Tough, adhesive, self-healing, fully physical crosslinked κ-CG-K+/pHEAA double-network ionic conductive hydrogels for wearable sensors

Abstract

The development of multiple-functional conductive hydrogels with combined merits of high mechanical strength, fast self-healing, strong surface adhesion, and strain sensibility has proved to be a highly demanded, but extremely challenging task for different applications. Herein, we designed, synthesized, and characterized fully physically crosslinked double-network (DN) hydrogels of κ-carrageenan/poly(N-hydroxyethyl acrylamide) (κ-CG-K+/pHEAA DN gels) using a facile heating-cooling-photopolymerization process.

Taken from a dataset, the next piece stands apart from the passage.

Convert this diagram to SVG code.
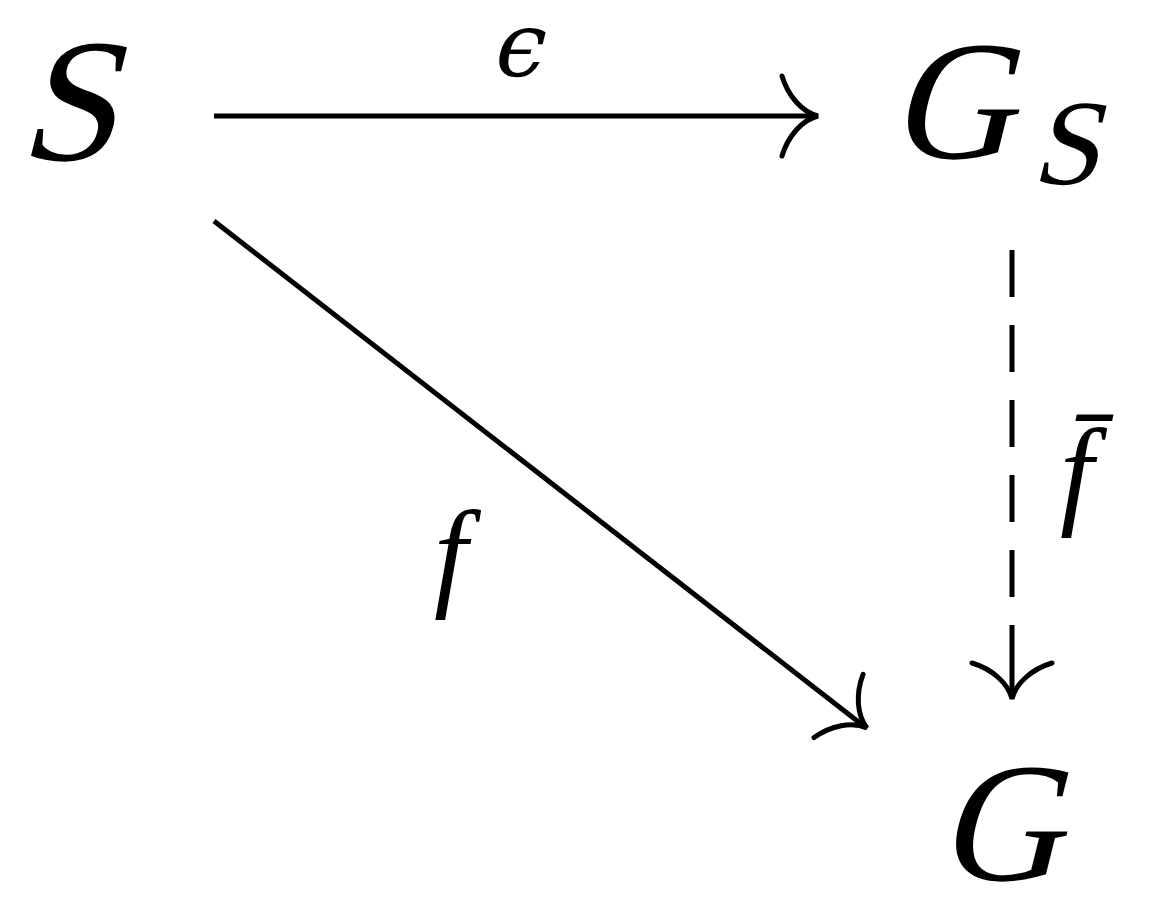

The resultant κ-CG-K+/pHEAA gels exhibited highly mechanical (tensile strength of 2.02 MPa, tensile strain of 1550%, and elastic modulus of 0.91 MPa) and self-healing properties owing to the interpenetrating DN structures and reversible hybrid ionic-hydrogen bond cross-linking networks. In parallel to high mechanical properties in bulk, κ-CG-K+/pHEAA gels also demonstrated their high surface adhesion of ∼773 J/m2 on different untreated hard substrates (i.e., titanium, aluminum, ceramic, and glass), which stemmed from the rich-functional groups (hydroxyl and amide) in pHEAA polymer chains. Moreover, the DN gels also presented conductivity, strain sensitivity with gauge factor (GF) = 2.48, and sensing stability due to the presence of K+ and stretching-dependent resistance variations. Such a unique combination of high mechanical, adhesive, and conductive properties in κ-CG-K+/pHEAA gels allows us to further fabricate them into gel-based strain sensors with high and rapid sensitivity for detecting subtle strain-induced human motions. The design concept and hydrogel system from this work provide a new angle for broad human-machine interface applications.